144A Int’l Conflict Op-Ed

One of the classes I am taking during my summer in the U.S. is a Political Science class focusing on International Conflict. The class teaches different political theories/perspectives, such as Realism, Liberalism, Critical Theory, World Systems Theory, Constructivism, Feminism, and others, and applies them to the Kosovo conflict. In addition, we had to select a current world conflict and write a research paper, Op-Ed, and Policy paper. I selected the US/China debate over China’s renminbi exchange rate.

Here is the Op-Ed–Though well-written, according to my professor I did not focus enough on one main point, instead jumping back and forth between the difference both countries’ perceptions of one another, the Chinese ownership of foreign debt, and the current international monetary policy of both countries. Oh well. I had fun writing it.

Grade Received: B+

Uncle Sam Wants Hu! (And the Rest of the CCP)

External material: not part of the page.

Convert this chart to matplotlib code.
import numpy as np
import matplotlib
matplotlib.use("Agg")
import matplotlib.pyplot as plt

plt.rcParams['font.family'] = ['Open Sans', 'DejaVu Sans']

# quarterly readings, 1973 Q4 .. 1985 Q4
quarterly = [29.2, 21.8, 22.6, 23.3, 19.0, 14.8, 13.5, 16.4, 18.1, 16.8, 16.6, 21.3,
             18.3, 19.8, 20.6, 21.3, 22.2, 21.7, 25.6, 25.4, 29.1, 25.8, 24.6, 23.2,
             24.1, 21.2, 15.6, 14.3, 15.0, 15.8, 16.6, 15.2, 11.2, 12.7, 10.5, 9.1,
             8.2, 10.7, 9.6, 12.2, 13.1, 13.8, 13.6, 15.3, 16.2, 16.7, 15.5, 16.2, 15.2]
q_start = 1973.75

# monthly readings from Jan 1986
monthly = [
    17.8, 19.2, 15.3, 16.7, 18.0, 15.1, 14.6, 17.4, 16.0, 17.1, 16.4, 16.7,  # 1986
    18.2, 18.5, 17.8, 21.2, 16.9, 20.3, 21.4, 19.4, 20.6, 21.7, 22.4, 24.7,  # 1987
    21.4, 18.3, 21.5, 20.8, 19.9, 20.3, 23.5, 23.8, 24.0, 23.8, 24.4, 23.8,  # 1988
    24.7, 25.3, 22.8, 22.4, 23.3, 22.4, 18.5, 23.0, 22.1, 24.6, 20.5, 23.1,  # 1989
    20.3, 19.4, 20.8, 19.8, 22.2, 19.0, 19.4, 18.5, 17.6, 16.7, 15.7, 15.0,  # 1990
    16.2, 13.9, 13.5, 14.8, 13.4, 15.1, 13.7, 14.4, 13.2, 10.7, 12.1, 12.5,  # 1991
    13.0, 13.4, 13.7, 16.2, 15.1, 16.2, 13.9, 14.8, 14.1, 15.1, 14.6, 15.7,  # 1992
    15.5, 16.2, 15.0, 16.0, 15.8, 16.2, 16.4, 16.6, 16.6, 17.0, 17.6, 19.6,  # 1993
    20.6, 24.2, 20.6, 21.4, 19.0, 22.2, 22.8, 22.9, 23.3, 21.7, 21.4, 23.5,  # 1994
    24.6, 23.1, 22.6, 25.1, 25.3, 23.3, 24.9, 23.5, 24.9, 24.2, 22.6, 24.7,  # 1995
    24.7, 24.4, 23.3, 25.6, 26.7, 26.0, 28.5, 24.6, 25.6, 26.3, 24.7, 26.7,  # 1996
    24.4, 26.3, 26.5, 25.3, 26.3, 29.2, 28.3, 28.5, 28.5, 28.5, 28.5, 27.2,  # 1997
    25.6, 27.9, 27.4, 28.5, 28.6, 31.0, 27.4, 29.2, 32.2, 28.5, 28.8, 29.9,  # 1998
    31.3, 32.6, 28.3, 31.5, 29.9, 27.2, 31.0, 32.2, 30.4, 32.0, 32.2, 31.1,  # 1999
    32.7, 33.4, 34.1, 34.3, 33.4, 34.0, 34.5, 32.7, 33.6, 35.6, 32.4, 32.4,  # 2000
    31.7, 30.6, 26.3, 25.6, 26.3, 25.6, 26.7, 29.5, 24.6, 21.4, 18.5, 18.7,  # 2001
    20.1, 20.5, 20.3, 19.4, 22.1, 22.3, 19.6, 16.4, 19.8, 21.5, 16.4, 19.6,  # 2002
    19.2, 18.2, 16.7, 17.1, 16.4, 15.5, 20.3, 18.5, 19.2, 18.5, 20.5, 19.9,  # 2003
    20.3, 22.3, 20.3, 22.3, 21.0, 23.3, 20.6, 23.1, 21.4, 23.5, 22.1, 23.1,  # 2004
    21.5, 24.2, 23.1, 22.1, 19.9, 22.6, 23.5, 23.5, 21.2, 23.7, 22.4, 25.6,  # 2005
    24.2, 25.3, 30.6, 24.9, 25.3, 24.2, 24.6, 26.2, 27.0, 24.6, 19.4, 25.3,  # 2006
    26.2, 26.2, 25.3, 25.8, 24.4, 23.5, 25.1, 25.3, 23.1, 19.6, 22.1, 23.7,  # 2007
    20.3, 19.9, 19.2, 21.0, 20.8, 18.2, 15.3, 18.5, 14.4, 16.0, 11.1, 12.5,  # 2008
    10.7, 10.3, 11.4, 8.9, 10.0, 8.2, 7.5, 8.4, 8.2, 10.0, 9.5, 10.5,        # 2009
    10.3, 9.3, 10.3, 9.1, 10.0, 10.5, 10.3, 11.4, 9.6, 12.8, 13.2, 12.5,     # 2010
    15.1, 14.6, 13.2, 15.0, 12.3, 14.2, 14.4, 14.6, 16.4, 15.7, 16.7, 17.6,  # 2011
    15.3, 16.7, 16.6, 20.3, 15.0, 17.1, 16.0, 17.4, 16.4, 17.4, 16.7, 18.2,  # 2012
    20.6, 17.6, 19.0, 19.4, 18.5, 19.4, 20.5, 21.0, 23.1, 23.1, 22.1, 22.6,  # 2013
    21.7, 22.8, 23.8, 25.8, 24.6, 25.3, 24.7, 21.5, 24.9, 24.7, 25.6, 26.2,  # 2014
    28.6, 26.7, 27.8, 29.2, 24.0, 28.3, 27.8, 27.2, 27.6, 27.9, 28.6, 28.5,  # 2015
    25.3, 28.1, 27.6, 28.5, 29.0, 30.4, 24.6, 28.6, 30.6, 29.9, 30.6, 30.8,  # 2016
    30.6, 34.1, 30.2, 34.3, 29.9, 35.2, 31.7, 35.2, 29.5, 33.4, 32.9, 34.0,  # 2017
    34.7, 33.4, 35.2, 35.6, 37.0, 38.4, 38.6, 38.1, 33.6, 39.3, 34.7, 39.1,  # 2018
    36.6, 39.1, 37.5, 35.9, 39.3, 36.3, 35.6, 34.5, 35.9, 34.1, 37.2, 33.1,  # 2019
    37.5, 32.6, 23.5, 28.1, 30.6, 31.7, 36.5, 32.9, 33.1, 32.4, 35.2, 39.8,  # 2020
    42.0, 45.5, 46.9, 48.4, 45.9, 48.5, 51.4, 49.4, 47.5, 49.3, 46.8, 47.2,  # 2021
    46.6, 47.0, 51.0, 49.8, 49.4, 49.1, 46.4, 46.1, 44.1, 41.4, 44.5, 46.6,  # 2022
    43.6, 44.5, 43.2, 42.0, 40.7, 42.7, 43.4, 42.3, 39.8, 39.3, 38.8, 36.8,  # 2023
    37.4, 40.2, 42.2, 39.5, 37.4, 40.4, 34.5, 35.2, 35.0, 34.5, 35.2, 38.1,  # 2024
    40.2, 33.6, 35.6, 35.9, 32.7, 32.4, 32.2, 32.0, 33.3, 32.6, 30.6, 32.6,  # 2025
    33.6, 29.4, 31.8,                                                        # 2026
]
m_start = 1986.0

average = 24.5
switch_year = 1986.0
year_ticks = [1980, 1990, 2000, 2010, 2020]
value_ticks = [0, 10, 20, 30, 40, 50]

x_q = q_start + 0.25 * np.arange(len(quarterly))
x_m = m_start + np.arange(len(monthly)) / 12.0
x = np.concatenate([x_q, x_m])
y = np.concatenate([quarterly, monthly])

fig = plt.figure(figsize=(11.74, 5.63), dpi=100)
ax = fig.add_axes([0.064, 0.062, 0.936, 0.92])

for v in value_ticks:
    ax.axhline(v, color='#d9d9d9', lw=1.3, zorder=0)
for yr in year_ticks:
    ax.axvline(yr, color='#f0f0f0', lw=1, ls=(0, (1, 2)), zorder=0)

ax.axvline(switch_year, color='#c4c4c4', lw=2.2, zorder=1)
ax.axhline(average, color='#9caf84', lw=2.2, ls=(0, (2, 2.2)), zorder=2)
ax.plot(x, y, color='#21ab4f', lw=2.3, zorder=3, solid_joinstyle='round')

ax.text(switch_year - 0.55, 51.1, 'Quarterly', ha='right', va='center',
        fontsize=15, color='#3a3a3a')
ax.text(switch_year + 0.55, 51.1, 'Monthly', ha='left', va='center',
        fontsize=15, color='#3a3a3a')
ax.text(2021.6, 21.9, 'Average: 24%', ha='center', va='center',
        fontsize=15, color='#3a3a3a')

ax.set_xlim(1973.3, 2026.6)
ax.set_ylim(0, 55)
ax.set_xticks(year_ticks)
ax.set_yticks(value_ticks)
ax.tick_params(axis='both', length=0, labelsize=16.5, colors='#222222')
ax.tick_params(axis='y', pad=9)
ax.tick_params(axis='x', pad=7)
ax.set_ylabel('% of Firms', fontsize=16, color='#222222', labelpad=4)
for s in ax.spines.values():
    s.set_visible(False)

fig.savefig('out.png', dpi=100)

Despite what ‘the Man’ would have you believe, it’s no secret that China is rising to superpower status in the world. Just like the billions of dollars in advertising that Coca-Cola and Pepsi spend to highlight their differences because in reality both taste so similar, so does American media vilify China’s government, throw human rights pity parties for China’s people, and point the finger of blame for America’s economic troubles squarely at Mao’s smiling portrait on the Forbidden City’s gate. All of this is in order to disguise the fact that it is us who are to blame for America’s economic situation—each and every American who buys that extra car, that extra t-shirt, that extra [insert anything purchasable at a Wal-Mart] that was made in China for a lot cheaper and thus sold for a lot cheaper than if it was manufactured stateside. It is all of these actions by Americans that move that job overseas to China. It is anybody who has consistently lived above their means, borrowing money that they can’t pay back to purchase something they don’t need, and every big business leader who saw the benefits of cheap labor in China and stayed blind to the mounting trade deficit caused by their short-sighted greed.

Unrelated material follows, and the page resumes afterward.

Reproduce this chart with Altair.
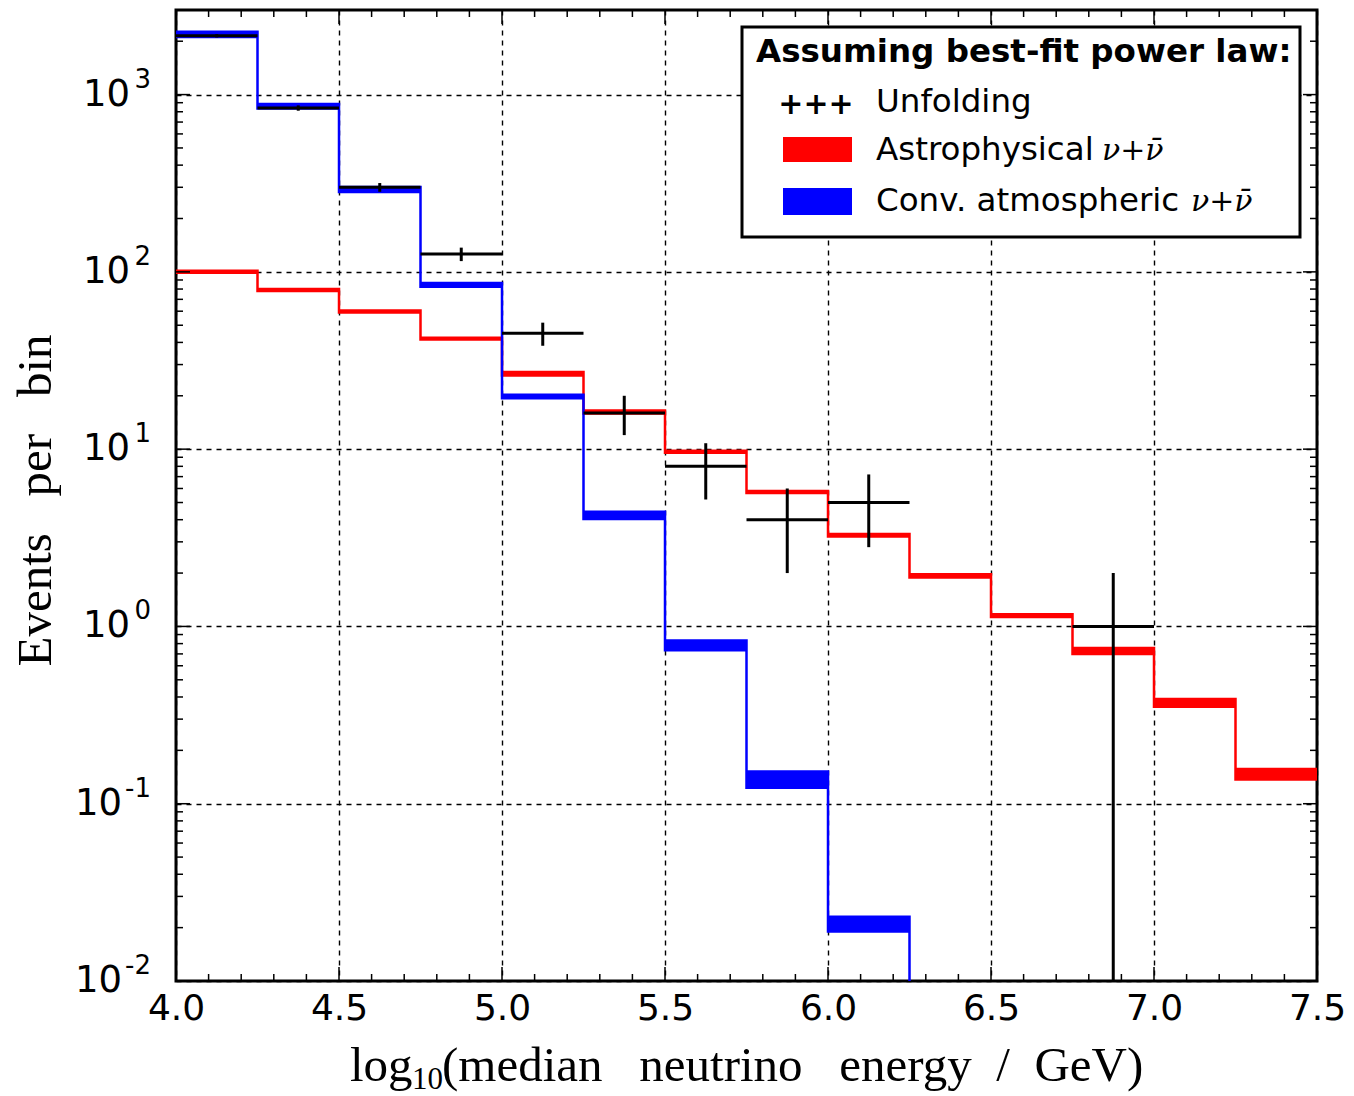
import altair as alt
import pandas as pd

# ---------------- data ----------------
bin_edges = [4.0, 4.25, 4.5, 4.75, 5.0, 5.25, 5.5, 5.75, 6.0, 6.25, 6.5, 6.75, 7.0, 7.25, 7.5]

# Astrophysical nu+nubar band (14 bins)
astro_lo = [99, 78, 59, 41.5, 26.0, 15.9, 9.55, 5.65, 3.22, 1.89, 1.13, 0.70, 0.352, 0.137]
astro_hi = [101.5, 80, 60.5, 42.5, 27.2, 16.5, 9.8, 5.8, 3.32, 1.97, 1.17, 0.755, 0.39, 0.157]

# Conventional atmospheric nu+nubar band (10 bins, last one below the axis)
conv_edges = [4.0, 4.25, 4.5, 4.75, 5.0, 5.25, 5.5, 5.75, 6.0, 6.25, 6.5]
conv_lo = [2113, 834, 282, 82.4, 19.4, 4.03, 0.733, 0.123, 0.0190, 0.004]
conv_hi = [2265, 885, 301, 86.5, 20.3, 4.43, 0.832, 0.152, 0.0230, 0.005]

# Unfolding points
unf_left = [4.0, 4.25, 4.5, 4.75, 5.0, 5.25, 5.5, 5.75, 6.0, 6.75]
unf_right = [4.25, 4.5, 4.75, 5.0, 5.25, 5.5, 5.75, 6.0, 6.25, 7.0]
unf_center = [4.125, 4.375, 4.625, 4.875, 5.125, 5.375, 5.625, 5.875, 6.125, 6.875]
unf_value = [2147, 840, 300, 126, 45, 16, 8, 4, 5, 1]
unf_low = [2101, 811, 283, 115, 38.3, 12, 5.2, 2.0, 2.8, 0.001]
unf_high = [2193, 869, 317, 137, 51.7, 20, 10.8, 6.0, 7.2, 2.0]

# ticks
x_major = [4.0, 4.5, 5.0, 5.5, 6.0, 6.5, 7.0, 7.5]
x_minor = [4.1, 4.2, 4.3, 4.4, 4.6, 4.7, 4.8, 4.9, 5.1, 5.2, 5.3, 5.4,
           5.6, 5.7, 5.8, 5.9, 6.1, 6.2, 6.3, 6.4, 6.6, 6.7, 6.8, 6.9,
           7.1, 7.2, 7.3, 7.4]
y_major = [0.01, 0.1, 1, 10, 100, 1000]
y_exponents = ["-2", "-1", "0", "1", "2", "3"]
y_minor = [0.02, 0.03, 0.04, 0.05, 0.06, 0.07, 0.08, 0.09,
           0.2, 0.3, 0.4, 0.5, 0.6, 0.7, 0.8, 0.9,
           2, 3, 4, 5, 6, 7, 8, 9,
           20, 30, 40, 50, 60, 70, 80, 90,
           200, 300, 400, 500, 600, 700, 800, 900,
           2000]

x_title_parts = ["log", "10", "(median\u2002 neutrino\u2002 energy\u2002/\u2002GeV)"]
y_title = "Events\u2002 per\u2002 bin"
legend_title = "Assuming best-fit power law:"
legend_labels = ["Unfolding", "Astrophysical", "Conv. atmospheric"]
nu_text = "ν+ν\u0304"

# ---------------- layout ----------------
W, H = 1141, 971
PAD = {"left": 176, "top": 10, "right": 37, "bottom": 115}
MAJ, MIN = 14, 7

xscale = alt.Scale(domain=[4.0, 7.5], nice=False, zero=False)
yscale = alt.Scale(type="log", domain=[0.01, 3000], nice=False)

x_axis = alt.Axis(values=x_major, format=".1f", grid=True, gridColor="black",
                  gridDash=[5, 5], gridWidth=1.4, gridOpacity=1, ticks=False, domain=False,
                  labelFont="DejaVu Sans", labelFontSize=36, labelColor="black",
                  labelPadding=10, labelFlush=False, title="")
y_axis = alt.Axis(values=y_major, labels=False, grid=True, gridColor="black",
                  gridDash=[5, 5], gridWidth=1.4, gridOpacity=1, ticks=False, domain=False,
                  title=y_title, titleFont="Liberation Serif", titleFontSize=49,
                  titleFontWeight="normal", titleColor="black", titleAngle=270,
                  titleX=-126, titleY=490, titleAlign="center", titleBaseline="alphabetic")


def X(field):
    return alt.X(field, scale=xscale, axis=x_axis)


def Y(field):
    return alt.Y(field, scale=yscale, axis=y_axis)


astro_df = pd.DataFrame({"x": bin_edges,
                         "lo": astro_lo + [astro_lo[-1]],
                         "hi": astro_hi + [astro_hi[-1]]})
conv_df = pd.DataFrame({"x": conv_edges,
                        "lo": conv_lo + [conv_lo[-1]],
                        "hi": conv_hi + [conv_hi[-1]]})
unf_df = pd.DataFrame({"left": unf_left, "right": unf_right, "c": unf_center,
                       "v": unf_value, "lo": unf_low, "hi": unf_high})

astro = alt.Chart(astro_df).mark_area(
    interpolate="step-after", color="#ff0000", stroke="#ff0000", strokeWidth=2.5,
    opacity=1, clip=True
).encode(x=X("x:Q"), y=Y("lo:Q"), y2="hi:Q")

conv = alt.Chart(conv_df).mark_area(
    interpolate="step-after", color="#0000ff", stroke="#0000ff", strokeWidth=2.5,
    opacity=1, clip=True
).encode(x=X("x:Q"), y=Y("lo:Q"), y2="hi:Q")

unf_h = alt.Chart(unf_df).mark_rule(color="black", strokeWidth=3, clip=True).encode(
    x=X("left:Q"), x2="right:Q", y=Y("v:Q"))
unf_v = alt.Chart(unf_df).mark_rule(color="black", strokeWidth=3, clip=True).encode(
    x=X("c:Q"), y=Y("lo:Q"), y2="hi:Q")

# inward ticks on all four sides
xmaj_df = pd.DataFrame({"x": x_major})
xmin_df = pd.DataFrame({"x": x_minor})
ymaj_df = pd.DataFrame({"y": y_major})
ymin_df = pd.DataFrame({"y": y_minor})


def xticks(df, ln):
    base = alt.Chart(df).mark_rule(color="black", strokeWidth=1.5)
    return [base.encode(x=X("x:Q"), y=alt.value(H - ln), y2=alt.value(H)),
            base.encode(x=X("x:Q"), y=alt.value(0), y2=alt.value(ln))]


def yticks(df, ln):
    base = alt.Chart(df).mark_rule(color="black", strokeWidth=1.5)
    return [base.encode(y=Y("y:Q"), x=alt.value(0), x2=alt.value(ln)),
            base.encode(y=Y("y:Q"), x=alt.value(W - ln), x2=alt.value(W))]


tick_layers = xticks(xmaj_df, MAJ) + xticks(xmin_df, MIN) + yticks(ymaj_df, MAJ) + yticks(ymin_df, MIN)

# y tick labels written as 10 with a raised exponent
ylab_df = pd.DataFrame({"y": y_major, "exp": y_exponents})
ylab_base = alt.Chart(ylab_df).mark_text(font="DejaVu Sans", fontSize=37, align="right",
                                         baseline="middle", color="black")
ylab_pos = ylab_base.transform_filter("datum.y >= 1").encode(
    y=Y("y:Q"), x=alt.value(-46), text=alt.value("10"))
ylab_neg = ylab_base.transform_filter("datum.y < 1").encode(
    y=Y("y:Q"), x=alt.value(-54), text=alt.value("10"))
ylab_exp = alt.Chart(ylab_df).mark_text(font="DejaVu Sans", fontSize=26, align="right",
                                        baseline="alphabetic", dy=-7, color="black").encode(
    y=Y("y:Q"), x=alt.value(-25), text="exp:N")

# ---------------- hand-made texts (x title, legend) ----------------
one = alt.Data(values=[{"k": 1}])


def txt(s, x, y, font="DejaVu Sans", size=32.5, weight="normal", style="normal",
        align="left", baseline="alphabetic", color="black"):
    return alt.Chart(one).mark_text(font=font, fontSize=size, fontWeight=weight,
                                    fontStyle=style, align=align, baseline=baseline,
                                    color=color).encode(
        x=alt.value(x), y=alt.value(y), text=alt.value(s))


xt1 = txt(x_title_parts[0], 174, H + 100, font="Liberation Serif", size=49)
xt2 = txt(x_title_parts[1], 236, H + 108, font="Liberation Serif", size=31)
xt3 = txt(x_title_parts[2], 266, H + 100, font="Liberation Serif", size=49)

box = alt.Chart(one).mark_rect(fill="white", stroke="black", strokeWidth=3).encode(
    x=alt.value(566), x2=alt.value(1124), y=alt.value(17), y2=alt.value(227))
leg_title = txt(legend_title, 580, 52, weight="bold")
leg_plus = txt("+++", 640, 95, weight="bold", size=30, align="center", baseline="middle")
leg_unf = txt(legend_labels[0], 700, 102)
red_sw = alt.Chart(one).mark_rect(fill="#ff0000").encode(
    x=alt.value(607), x2=alt.value(676), y=alt.value(127), y2=alt.value(152))
leg_astro = txt(legend_labels[1], 700, 150)
leg_astro_nu = txt(nu_text, 926, 150, font="DejaVu Serif", style="italic", size=30)
blue_sw = alt.Chart(one).mark_rect(fill="#0000ff").encode(
    x=alt.value(607), x2=alt.value(676), y=alt.value(178), y2=alt.value(205))
leg_conv = txt(legend_labels[2], 700, 201)
leg_conv_nu = txt(nu_text, 1015, 201, font="DejaVu Serif", style="italic", size=30)

chart = alt.layer(
    astro, conv, unf_h, unf_v, *tick_layers, ylab_pos, ylab_neg, ylab_exp,
    xt1, xt2, xt3,
    box, leg_title, leg_plus, leg_unf, red_sw, leg_astro, leg_astro_nu,
    blue_sw, leg_conv, leg_conv_nu,
).properties(
    width=W, height=H, padding=PAD, autosize=alt.AutoSizeParams(type="none"),
    background="white",
).configure_view(stroke="black", strokeWidth=3)

chart.save("out.html", embed_options={"renderer": "svg", "actions": False})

Like every intrepid, politically-conscious American knows, it takes only a simple Google search or an hour tuned into CNN to discover all the Western news articles and the myriad Western internet blogs and their writers, all more than willing to lay bare the horrors of life in that distant god-forsaken land. Tales of oppression and corruption from the local level all the way up to the global scale with China’s alleged currency manipulation, all play into the government’s portrayal of China as a two-faced threat that is both a backwards country whose leaders lie through their teeth to their population to keep them oppressed, while at the same time acting as a shrewd, conniving enemy of the American economy.

Yet for all the work done to highlight the disparities between China and the U.S., the fact still stands that of the 65.3% of the total American debt that is foreign-owned, China holds 23.4% of it. This is a massive amount of money to owe anybody. The blame for racking up a debt that large cannot be pinned on anyone more than the people who spent it in the first place. Regardless of how much pressure we put on China to adjust its currency’s value, which at this time effectively subsidizes China’s exports while placing high ‘tariffs’ on its imports or sanctioning trade with it, simply pointing a finger and saying “Stop it! It is your duty to hold your share of our financial burden!” is like burning down your house and then blaming the neighbors for not throwing themselves on the flame to extinguish it.

The Chinese have been relatively open to discussion about their monetary policy towards the United States and the rest of the world. As transparent as can be expected from any major power that has a vested interest in the survival of the same country that blames them for its suffering, that is. When the U.S. called for an unpegging of the RMB, China acquiesced and unpegged. But it is simply wrong to think that China will, let alone should, hinder its own progress in order to help bail out the U.S. from its financial hole. While China does own a large amount of US debt, it is not responsible for the United States’ financial problems. So instead of trying to play boss and attempting to control the Chinese economy in order to try and force a shift towards how we think the Chinese should act towards supporting our interests, we should be focusing on fixing ourselves. It is long overdue for the U.S. to turn its self-proclaimed role of Team America: World Police on itself and address the domestic reasons for America’s financial problems before going after China.